Australia police are arresting old women for going to the grocery store without showing their digital identity.— Syrian Girl 🇸🇾🎗 (@Partisangirl) January 13, 2022
Is this the future you want for your children? pic.twitter.com/RGMhVeCAcV
As Germany pushes for even tighter restrictions on the unvaccinated, who have been demonized by Germany's leadership in recent weeks, German Health Minister Karl Lauterbach said Friday that he supports imposing a vaccine mandate requiring all German adults 18 and up to have at least their first two vaccine shots.
Lauterbach also said during his press briefing Friday that the German government hopes to "stretch out" the omicron wave to prevent hospitals from being overwhelmed, but still he expects to reach "endemic stage" by the end of the year. Of course, that's what they said last year, too (although there were different people in charge back then). He also took a minute to slam the British: "had we followed the policies pursued by the British, we would have suffered twie as many deaths from COVID here in Germany," he said.
Keep in mind, the German government has already mandated N-95 masks, a policy that some places in the US have started to mimic.

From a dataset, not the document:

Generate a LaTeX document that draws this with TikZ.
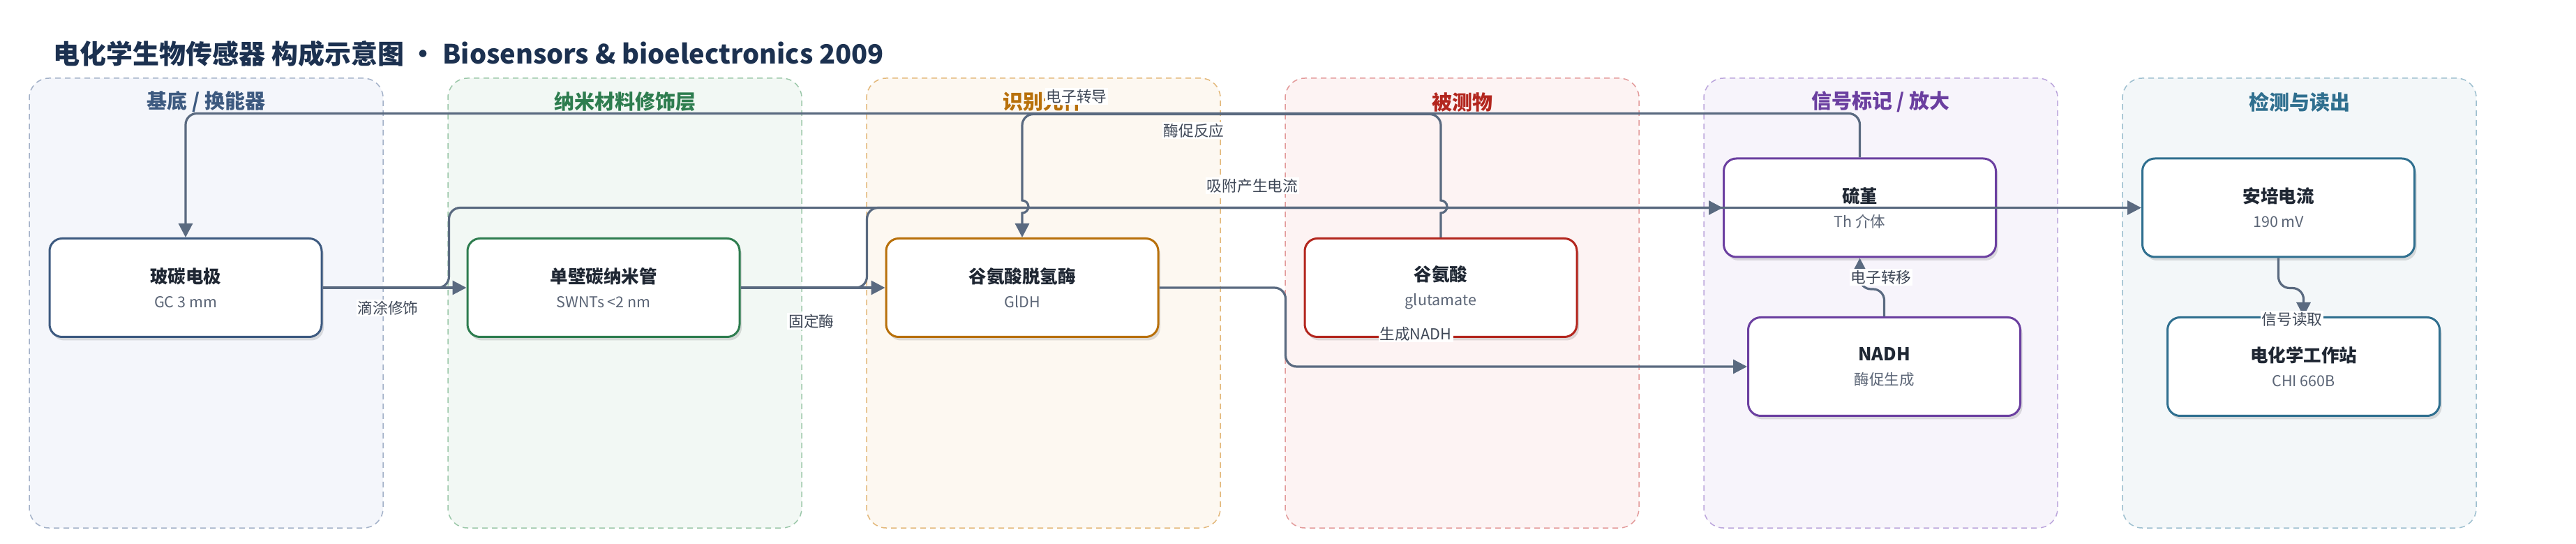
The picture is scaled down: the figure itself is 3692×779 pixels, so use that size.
\documentclass[tikz,border=0pt]{standalone}
\usepackage{fontspec}
\setmainfont{Noto Sans CJK SC}
\usetikzlibrary{arrows.meta,shadows,calc}

\definecolor{edgegray}{HTML}{5A6A80}
\definecolor{lblgray}{HTML}{3E4756}
\definecolor{subgray}{HTML}{5B6576}
\definecolor{ttlnavy}{HTML}{1C3150}
\definecolor{boxtxt}{HTML}{1F2733}

\definecolor{basehead}{HTML}{3D5A80}
\definecolor{baseline}{HTML}{A3B1C8}
\definecolor{basefill}{HTML}{F4F6FB}
\definecolor{nanohead}{HTML}{2E7D4F}
\definecolor{nanoline}{HTML}{9CC8AA}
\definecolor{nanofill}{HTML}{F2F8F4}
\definecolor{recoghead}{HTML}{B8700A}
\definecolor{recogline}{HTML}{E3B87A}
\definecolor{recogfill}{HTML}{FDF8F1}
\definecolor{anahead}{HTML}{B3261E}
\definecolor{analine}{HTML}{E39A9A}
\definecolor{anafill}{HTML}{FDF3F3}
\definecolor{sighead}{HTML}{6B3FA0}
\definecolor{sigline}{HTML}{BCA6DC}
\definecolor{sigfill}{HTML}{F7F4FB}
\definecolor{readhead}{HTML}{2F6F8F}
\definecolor{readline}{HTML}{9DBFCF}
\definecolor{readfill}{HTML}{F3F7F9}

\newcommand{\bxtext}[2]{{\bfseries #1}\\{\fontsize{10.75}{17.5}\selectfont\color{subgray}#2}}

\begin{document}
\begin{tikzpicture}[x=0.5pt,y=-0.5pt]
	\tikzset{lane/.style={rounded corners=14pt, dash pattern=on 4pt off 3pt, line width=0.75pt,
			draw=#1line, fill=#1fill, minimum width=253.5pt, minimum height=322pt},
		hdr/.style={font=\fontsize{14.5}{17}\selectfont\bfseries, text=#1head, inner sep=0pt},
		bx/.style={rounded corners=9pt, draw=#1, line width=1.5pt, fill=white, text=boxtxt,
			minimum width=195pt, minimum height=70.5pt, align=center,
			font=\fontsize{12.75}{17.5}\selectfont,
			drop shadow={shadow xshift=1.5pt, shadow yshift=-2.5pt, opacity=0.12, fill=black}},
		edge/.style={draw=edgegray, line width=1.6pt, rounded corners=8pt,
			-{Triangle[length=10pt,width=10pt]}},
		lbl/.style={fill=white, inner sep=1pt, text=lblgray, font=\fontsize{10.85}{13}\selectfont}};

	\fill[white] (0,0) rectangle (3692,779);
	\useasboundingbox (0,0) rectangle (3692,779);

	\node[anchor=west, inner sep=0pt, text=ttlnavy, font=\fontsize{19}{22}\selectfont\bfseries] (title) at (76, 77)
		{电化学生物传感器 构成示意图 · Biosensors \& bioelectronics 2009};

	% lanes
	\node[lane=base] (lane1) at (295.5, 434) {};
	\node[lane=nano] (lane2) at (895.5, 434) {};
	\node[lane=recog] (lane3) at (1495.5, 434) {};
	\node[lane=ana] (lane4) at (2095.5, 434) {};
	\node[lane=sig] (lane5) at (2695.5, 434) {};
	\node[lane=read] (lane6) at (3295.5, 434) {};

	\node[hdr=base] (h1) at (295.5, 146) {基底 / 换能器};
	\node[hdr=nano] (h2) at (895.5, 146) {纳米材料修饰层};
	\node[hdr=recog] (h3) at (1495.5, 146) {识别元件};
	\node[hdr=ana] (h4) at (2095.5, 146) {被测物};
	\node[hdr=sig] (h5) at (2695.5, 146) {信号标记 / 放大};
	\node[hdr=read] (h6) at (3295.5, 146) {检测与读出};

	% boxes
	\node[bx=basehead] (gc) at (266, 412) {\bxtext{玻碳电极}{GC 3 mm}};
	\node[bx=nanohead] (swnt) at (865, 412) {\bxtext{单壁碳纳米管}{SWNTs <2 nm}};
	\node[bx=recoghead] (gldh) at (1465, 412) {\bxtext{谷氨酸脱氢酶}{GlDH}};
	\node[bx=anahead] (glu) at (2065, 412) {\bxtext{谷氨酸}{glutamate}};
	\node[bx=sighead] (thi) at (2665.5, 297.5) {\bxtext{硫堇}{Th 介体}};
	\node[bx=sighead] (nadh) at (2700.5, 525) {\bxtext{NADH}{酶促生成}};
	\node[bx=readhead] (amp) at (3265.5, 297.5) {\bxtext{安培电流}{190 mV}};
	\node[bx=readhead] (chi) at (3301.5, 525) {\bxtext{电化学工作站}{CHI 660B}};

	% connectors
	\draw[edge] (gc.east) -- (swnt.west);
	\draw[edge] (swnt.east) -- (gldh.west);
	\draw[edge] (gc.east) -- ++(181,0) |- (thi.west);
	\draw[edge] (swnt.east) -- ++(181,0) |- (amp.west);
	\draw[edge] (thi.north) -- ++(0,-63) -| (gc.north);
	% hops where it crosses the y=297.5 line
	\draw[edge, sharp corners] (glu.north) -- ++(0,-35) arc[start angle=-90, end angle=90, radius=4.5pt]
		-- ++(0,-107.5) arc[start angle=0, end angle=90, radius=8pt]
		-- ++(-568,0) arc[start angle=90, end angle=180, radius=8pt]
		-- ++(0,107.5) arc[start angle=90, end angle=-90, radius=4.5pt]
		-- (gldh.north);
	\draw[edge] (gldh.east) -- ++(181,0) |- (nadh.west);
	\draw[edge] (nadh.north) -- ++(0,-39) -| (thi.south);
	\draw[edge] (amp.south) -- ++(0,43) -| (chi.north);

	% labels
	\node[lbl] (ldrip) at (556, 441) {滴涂修饰};
	\node[lbl] (lfix) at (1163, 460) {固定酶};
	\node[lbl] (lads) at (1795, 266) {吸附产生电流};
	\node[lbl] (lcond) at (1543, 138) {电子转导};
	\node[lbl] (lenz) at (1711, 187) {酶促反应};
	\node[lbl] (lnadh) at (2029, 478) {生成NADH};
	\node[lbl] (ltrans) at (2696, 397) {电子转移};
	\node[lbl] (lread) at (3285, 457) {信号读取};
\end{tikzpicture}
\end{document}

Germany just recently became one of the first countries in Europe to approve COVID boosters for 12-to-17 year olds. The decision came as Germany reported 81K new COVID infections, a new daily record.
The booster shot decision makes Germany among the first countries in the world to make such a recommendation, following the United States, Israel and Hungary.
"The current situation, with a sharp increase in the number of cases due to the Omicron variant and the feared consequences for the health system in Germany, makes it necessary to extend the vaccination campaign," the STIKO vaccine committee said.
According to Reuters, data on the effectiveness and safety of the booster vaccination for 12-to-17-year-olds remains limited, but "experts" believe the risk of severe side effects is very low (although research shows younger patients are more at risk for harmful inflammation of the heart and other supposedly "rare" side effects).
Germany is currently in the middle of what its government has labeled the "fifth" wave of COVID, and the first to be driven primarily by omicron, which accounts for the vast majority of all new cases.